*** Information supplied

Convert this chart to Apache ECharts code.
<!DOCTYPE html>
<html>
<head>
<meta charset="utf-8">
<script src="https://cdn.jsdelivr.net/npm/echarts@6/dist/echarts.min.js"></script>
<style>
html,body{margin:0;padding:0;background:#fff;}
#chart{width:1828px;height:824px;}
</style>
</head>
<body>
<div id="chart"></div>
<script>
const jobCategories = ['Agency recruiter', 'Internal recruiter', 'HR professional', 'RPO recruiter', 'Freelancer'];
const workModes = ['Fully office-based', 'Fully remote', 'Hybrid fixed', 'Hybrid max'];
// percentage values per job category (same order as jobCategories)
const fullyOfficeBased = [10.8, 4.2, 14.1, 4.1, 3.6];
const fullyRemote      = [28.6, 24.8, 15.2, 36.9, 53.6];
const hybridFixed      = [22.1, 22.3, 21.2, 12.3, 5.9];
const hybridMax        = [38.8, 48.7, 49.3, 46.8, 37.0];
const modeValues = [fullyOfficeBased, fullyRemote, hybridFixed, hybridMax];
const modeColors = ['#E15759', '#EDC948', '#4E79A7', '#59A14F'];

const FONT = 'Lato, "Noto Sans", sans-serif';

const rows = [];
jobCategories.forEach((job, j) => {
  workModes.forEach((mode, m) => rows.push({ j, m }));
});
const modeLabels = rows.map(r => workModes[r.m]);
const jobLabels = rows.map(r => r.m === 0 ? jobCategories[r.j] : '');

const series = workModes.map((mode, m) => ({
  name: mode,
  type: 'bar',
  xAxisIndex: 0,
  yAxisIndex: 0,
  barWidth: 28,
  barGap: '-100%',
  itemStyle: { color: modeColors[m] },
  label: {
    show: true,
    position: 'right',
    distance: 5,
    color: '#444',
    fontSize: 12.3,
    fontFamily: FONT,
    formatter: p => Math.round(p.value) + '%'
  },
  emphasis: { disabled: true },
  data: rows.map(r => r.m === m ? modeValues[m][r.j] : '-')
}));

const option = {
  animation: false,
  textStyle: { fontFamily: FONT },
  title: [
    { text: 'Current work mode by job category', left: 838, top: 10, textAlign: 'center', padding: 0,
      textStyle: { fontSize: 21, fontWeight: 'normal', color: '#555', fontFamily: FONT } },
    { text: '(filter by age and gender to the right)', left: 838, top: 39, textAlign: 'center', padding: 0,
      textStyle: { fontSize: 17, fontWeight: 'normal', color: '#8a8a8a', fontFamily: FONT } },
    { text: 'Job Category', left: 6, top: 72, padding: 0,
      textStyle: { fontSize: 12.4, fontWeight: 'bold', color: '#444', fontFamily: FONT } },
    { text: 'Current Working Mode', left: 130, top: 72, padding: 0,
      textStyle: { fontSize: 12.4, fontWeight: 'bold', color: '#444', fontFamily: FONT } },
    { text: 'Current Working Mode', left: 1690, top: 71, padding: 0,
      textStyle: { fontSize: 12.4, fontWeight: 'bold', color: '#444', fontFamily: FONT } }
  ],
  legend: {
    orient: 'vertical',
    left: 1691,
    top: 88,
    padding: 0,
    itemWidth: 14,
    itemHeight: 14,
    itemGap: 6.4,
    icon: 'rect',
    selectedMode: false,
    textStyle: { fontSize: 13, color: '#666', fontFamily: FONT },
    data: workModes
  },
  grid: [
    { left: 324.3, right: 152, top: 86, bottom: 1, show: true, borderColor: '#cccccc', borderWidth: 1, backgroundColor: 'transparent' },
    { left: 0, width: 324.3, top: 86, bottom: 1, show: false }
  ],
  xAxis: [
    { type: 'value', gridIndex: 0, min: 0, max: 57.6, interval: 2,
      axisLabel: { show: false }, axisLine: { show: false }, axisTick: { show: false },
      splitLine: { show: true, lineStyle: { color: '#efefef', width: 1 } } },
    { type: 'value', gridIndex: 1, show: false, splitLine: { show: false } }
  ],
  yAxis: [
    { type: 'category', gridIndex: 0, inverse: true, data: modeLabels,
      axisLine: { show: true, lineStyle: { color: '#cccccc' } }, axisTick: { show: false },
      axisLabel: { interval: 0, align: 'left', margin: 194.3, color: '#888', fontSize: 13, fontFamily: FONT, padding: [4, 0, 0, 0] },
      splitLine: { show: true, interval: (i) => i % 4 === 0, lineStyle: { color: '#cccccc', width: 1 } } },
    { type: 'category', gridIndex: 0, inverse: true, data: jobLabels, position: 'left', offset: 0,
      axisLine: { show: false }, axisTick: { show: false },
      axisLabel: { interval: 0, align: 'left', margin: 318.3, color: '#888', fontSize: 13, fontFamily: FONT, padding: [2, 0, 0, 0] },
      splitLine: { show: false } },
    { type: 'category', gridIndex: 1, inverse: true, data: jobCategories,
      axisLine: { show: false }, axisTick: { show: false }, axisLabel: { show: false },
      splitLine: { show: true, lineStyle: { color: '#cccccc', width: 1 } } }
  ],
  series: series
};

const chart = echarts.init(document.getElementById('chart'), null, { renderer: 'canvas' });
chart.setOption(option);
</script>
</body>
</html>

******

*The exercise:*
Restate every line of the data word for word.

*Solution:*
Convert this chart to Apache ECharts code.
<!DOCTYPE html>
<html>
<head>
<meta charset="utf-8">
<script src="https://cdn.jsdelivr.net/npm/echarts@6/dist/echarts.min.js"></script>
<style>
html,body{margin:0;padding:0;background:#fff;}
#chart{width:1828px;height:824px;}
</style>
</head>
<body>
<div id="chart"></div>
<script>
const jobCategories = ['Agency recruiter', 'Internal recruiter', 'HR professional', 'RPO recruiter', 'Freelancer'];
const workModes = ['Fully office-based', 'Fully remote', 'Hybrid fixed', 'Hybrid max'];
// percentage values per job category (same order as jobCategories)
const fullyOfficeBased = [10.8, 4.2, 14.1, 4.1, 3.6];
const fullyRemote      = [28.6, 24.8, 15.2, 36.9, 53.6];
const hybridFixed      = [22.1, 22.3, 21.2, 12.3, 5.9];
const hybridMax        = [38.8, 48.7, 49.3, 46.8, 37.0];
const modeValues = [fullyOfficeBased, fullyRemote, hybridFixed, hybridMax];
const modeColors = ['#E15759', '#EDC948', '#4E79A7', '#59A14F'];

const FONT = 'Lato, "Noto Sans", sans-serif';

const rows = [];
jobCategories.forEach((job, j) => {
  workModes.forEach((mode, m) => rows.push({ j, m }));
});
const modeLabels = rows.map(r => workModes[r.m]);
const jobLabels = rows.map(r => r.m === 0 ? jobCategories[r.j] : '');

const series = workModes.map((mode, m) => ({
  name: mode,
  type: 'bar',
  xAxisIndex: 0,
  yAxisIndex: 0,
  barWidth: 28,
  barGap: '-100%',
  itemStyle: { color: modeColors[m] },
  label: {
    show: true,
    position: 'right',
    distance: 5,
    color: '#444',
    fontSize: 12.3,
    fontFamily: FONT,
    formatter: p => Math.round(p.value) + '%'
  },
  emphasis: { disabled: true },
  data: rows.map(r => r.m === m ? modeValues[m][r.j] : '-')
}));

const option = {
  animation: false,
  textStyle: { fontFamily: FONT },
  title: [
    { text: 'Current work mode by job category', left: 838, top: 10, textAlign: 'center', padding: 0,
      textStyle: { fontSize: 21, fontWeight: 'normal', color: '#555', fontFamily: FONT } },
    { text: '(filter by age and gender to the right)', left: 838, top: 39, textAlign: 'center', padding: 0,
      textStyle: { fontSize: 17, fontWeight: 'normal', color: '#8a8a8a', fontFamily: FONT } },
    { text: 'Job Category', left: 6, top: 72, padding: 0,
      textStyle: { fontSize: 12.4, fontWeight: 'bold', color: '#444', fontFamily: FONT } },
    { text: 'Current Working Mode', left: 130, top: 72, padding: 0,
      textStyle: { fontSize: 12.4, fontWeight: 'bold', color: '#444', fontFamily: FONT } },
    { text: 'Current Working Mode', left: 1690, top: 71, padding: 0,
      textStyle: { fontSize: 12.4, fontWeight: 'bold', color: '#444', fontFamily: FONT } }
  ],
  legend: {
    orient: 'vertical',
    left: 1691,
    top: 88,
    padding: 0,
    itemWidth: 14,
    itemHeight: 14,
    itemGap: 6.4,
    icon: 'rect',
    selectedMode: false,
    textStyle: { fontSize: 13, color: '#666', fontFamily: FONT },
    data: workModes
  },
  grid: [
    { left: 324.3, right: 152, top: 86, bottom: 1, show: true, borderColor: '#cccccc', borderWidth: 1, backgroundColor: 'transparent' },
    { left: 0, width: 324.3, top: 86, bottom: 1, show: false }
  ],
  xAxis: [
    { type: 'value', gridIndex: 0, min: 0, max: 57.6, interval: 2,
      axisLabel: { show: false }, axisLine: { show: false }, axisTick: { show: false },
      splitLine: { show: true, lineStyle: { color: '#efefef', width: 1 } } },
    { type: 'value', gridIndex: 1, show: false, splitLine: { show: false } }
  ],
  yAxis: [
    { type: 'category', gridIndex: 0, inverse: true, data: modeLabels,
      axisLine: { show: true, lineStyle: { color: '#cccccc' } }, axisTick: { show: false },
      axisLabel: { interval: 0, align: 'left', margin: 194.3, color: '#888', fontSize: 13, fontFamily: FONT, padding: [4, 0, 0, 0] },
      splitLine: { show: true, interval: (i) => i % 4 === 0, lineStyle: { color: '#cccccc', width: 1 } } },
    { type: 'category', gridIndex: 0, inverse: true, data: jobLabels, position: 'left', offset: 0,
      axisLine: { show: false }, axisTick: { show: false },
      axisLabel: { interval: 0, align: 'left', margin: 318.3, color: '#888', fontSize: 13, fontFamily: FONT, padding: [2, 0, 0, 0] },
      splitLine: { show: false } },
    { type: 'category', gridIndex: 1, inverse: true, data: jobCategories,
      axisLine: { show: false }, axisTick: { show: false }, axisLabel: { show: false },
      splitLine: { show: true, lineStyle: { color: '#cccccc', width: 1 } } }
  ],
  series: series
};

const chart = echarts.init(document.getElementById('chart'), null, { renderer: 'canvas' });
chart.setOption(option);
</script>
</body>
</html>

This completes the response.